| Konu: | Terörle mücadelede şehit olanlara Allah'tan rahmet dilediğine, HDP milletvekillerinin terörist cenazelerinde PKK adına taziyeleri kabul etmelerine, DEAŞ, PYD ve PKK'nın bölgeyi dizayn etmek isteyen emperyalist güçlerin maşası olan örgütler olduğuna, İstanbul Milletvekili Engin Altay'ın NATO tatbikatında Atatürk'e ve Cumhurbaşkanı Recep Tayyip Erdoğan'a yönelik saldırıya ilişkin bazı ifadeleri ile İstanbul Milletvekili İlhan Kesici'nin FETÖ'yle ilgili bazı ifadelerine ilişkin açıklaması |
| Yasama Yılı: | 3 |
| Birleşim: | 26 |
| Tarih: | 21.11.2017 |
MEHMET MUŞ (İstanbul) - Sayın Başkan, değerli milletvekilleri; öncelikle bugüne kadar terörle mücadelede şehit olan tüm kahramanlarımıza Allah'tan rahmet diliyorum. Şuna inanıyorum ki milletimiz bu aziz kahramanları asla unutmayacaktır. Türkiye terörle amansız bir mücadele verirken, vatan evlatları şehit ve gazi olurken HDP milletvekillerinin terörist cenazelerinde boy göstererek terör örgütü PKK adına taziyeleri kabul etmeleri tam bir utanç vesikasıdır. Bir yandan "barış" "kardeşlik" diyeceksiniz, diğer yandan güvenlik güçlerimizi şehit eden teröristlere sahip çıkacaksınız; insafı, vicdanı, kutsal değeri ve ahlaki olan hiç kimse bu ikiyüzlülüğü yapamaz. Hiçbir terörist cenazesini kaçırmadan tüm terörist cenazelerinde bulunmak ve bu cenazelerde propaganda yapmak, terör örgütü adına siyasal faaliyette bulunmanın ispatı niteliğinde değil midir? Polisimizin, askerimizin acısını paylaşmak, cenaze törenine katılmak yerine PKK paçavralarının önünde poz vermek, terör örgütünün yanında saf tutmak değil midir? Çocuk katillerine, asker ve polis katili teröristlere verilen her destek milletimize kurşun ve bomba olarak dönmektedir. Bu desteği verenler de bu suçun ortağı ve iştirakçisidir. Bu suçu işliyorsanız ondan sonra sızlanmayacaksınız, "Bizi bağımsız Türk yargısı neden yargılıyor?" demeyeceksiniz çünkü bütün bu yapılanların hukuk devletinde karşılığı ortadadır.

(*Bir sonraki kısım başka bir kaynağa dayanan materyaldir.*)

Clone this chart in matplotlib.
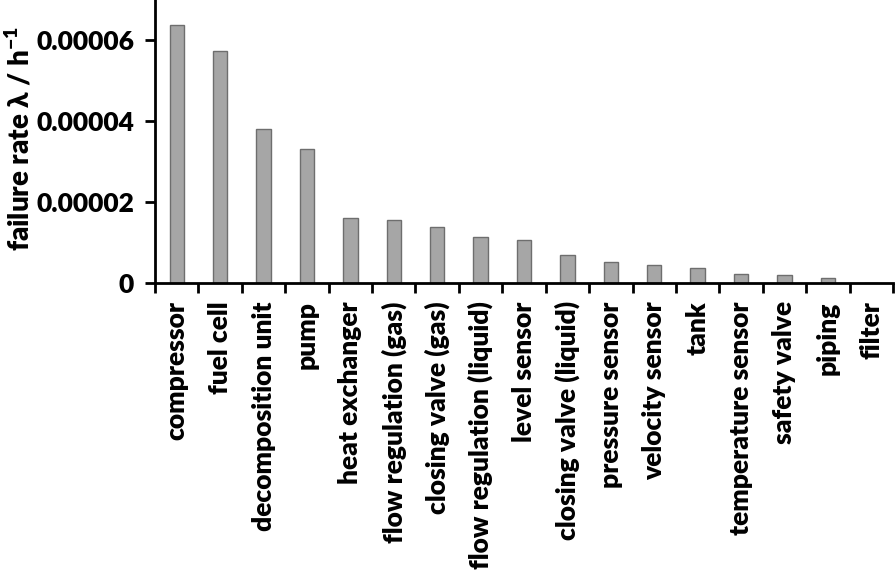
import matplotlib
matplotlib.use("Agg")
import matplotlib.pyplot as plt
import numpy as np

categories = ["compressor", "fuel cell", "decomposition unit", "pump", "heat exchanger",
              "flow regulation (gas)", "closing valve (gas)", "flow regulation (liquid)",
              "level sensor", "closing valve (liquid)", "pressure sensor", "velocity sensor",
              "tank", "temperature sensor", "safety valve", "piping", "filter"]
failure_rate = [6.38e-5, 5.73e-5, 3.81e-5, 3.32e-5, 1.62e-5, 1.56e-5, 1.39e-5, 1.15e-5,
                1.07e-5, 7.0e-6, 5.3e-6, 4.6e-6, 3.8e-6, 2.3e-6, 2.0e-6, 1.3e-6, 0.0]
yticks = [0, 0.00002, 0.00004, 0.00006]
ytick_labels = ["0", "0.00002", "0.00004", "0.00006"]

W = 800
plt.rcParams['font.family'] = ['Lato', 'DejaVu Sans']
plt.rcParams['font.weight'] = W
plt.rcParams['mathtext.default'] = 'regular'

fig = plt.figure(figsize=(8.96, 5.70), dpi=100)
ax = fig.add_axes([155/896, 1 - 283.3/570, 738/896, 283.3/570])

x = np.arange(len(categories))
ax.bar(x, failure_rate, width=0.33, color="#a6a6a6", edgecolor="#6e6e6e", linewidth=1.0)

ax.set_xlim(-0.5, len(categories) - 0.5)
ax.set_ylim(0, 7e-5)

ax.set_yticks(yticks)
ax.set_yticklabels(ytick_labels, fontsize=19, fontweight=W)
ax.set_xticks(x)
ax.set_xticklabels(categories, rotation=90, fontsize=19, fontweight=W)
ax.set_xticks(np.arange(-0.5, len(categories)), minor=True)
ax.tick_params(axis='x', which='major', length=0, pad=13)
ax.tick_params(axis='x', which='minor', length=7, width=2, direction='out')
ax.tick_params(axis='y', which='major', length=7, width=2, direction='out', pad=8)

for s in ['top', 'right']:
    ax.spines[s].set_visible(False)
for s in ['left', 'bottom']:
    ax.spines[s].set_linewidth(2)
    ax.spines[s].set_color('black')

ax.set_ylabel("failure rate λ / h$^{-1}$", fontsize=20, fontweight=W)
ax.yaxis.set_label_coords(-0.163, 0.51)

fig.savefig("out.png", dpi=100)
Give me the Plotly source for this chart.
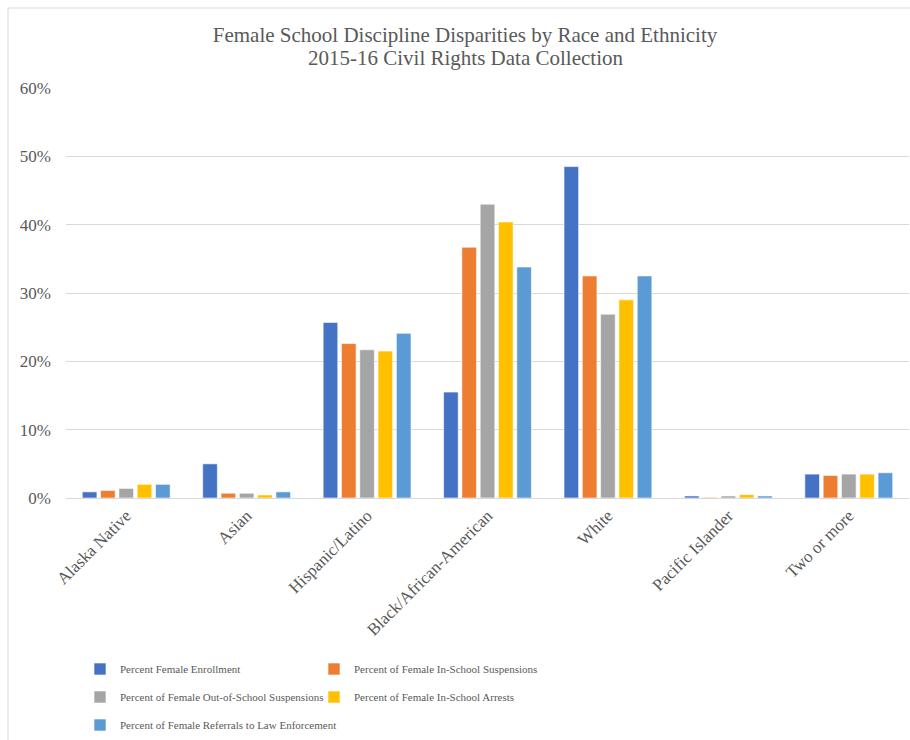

Yine, hatırlanacak olursa Suruç saldırısı için burada aylarca Türkiye'yi suçlayanlar, Suruç saldırısını yapan DEAŞ'a Rakka'da güvenlik koridoru sağlayarak tahliye eden terör örgütü PYD'ye en ufak bir şey söyleyememektedir. Nerede sizin Suruç hassasiyetiniz? Bakın, Suruç saldırısının emrini veren DEAŞ'lıları sizin sırtınızı dayadığınız PYD serbest bıraktı, onlara koridor açtı. Dilinizi mi yuttunuz? Niye burada bunlarla ilgili tek bir söz söylemiyorsunuz? Hani sizin insani hassasiyetiniz? Demek ki derdiniz, ölen insanlar değil, Türkiye'yi köşeye sıkıştırmak ve terör örgütünün sinsi emellerine destek vermektir.
(Mikrofon otomatik cihaz tarafından kapatıldı)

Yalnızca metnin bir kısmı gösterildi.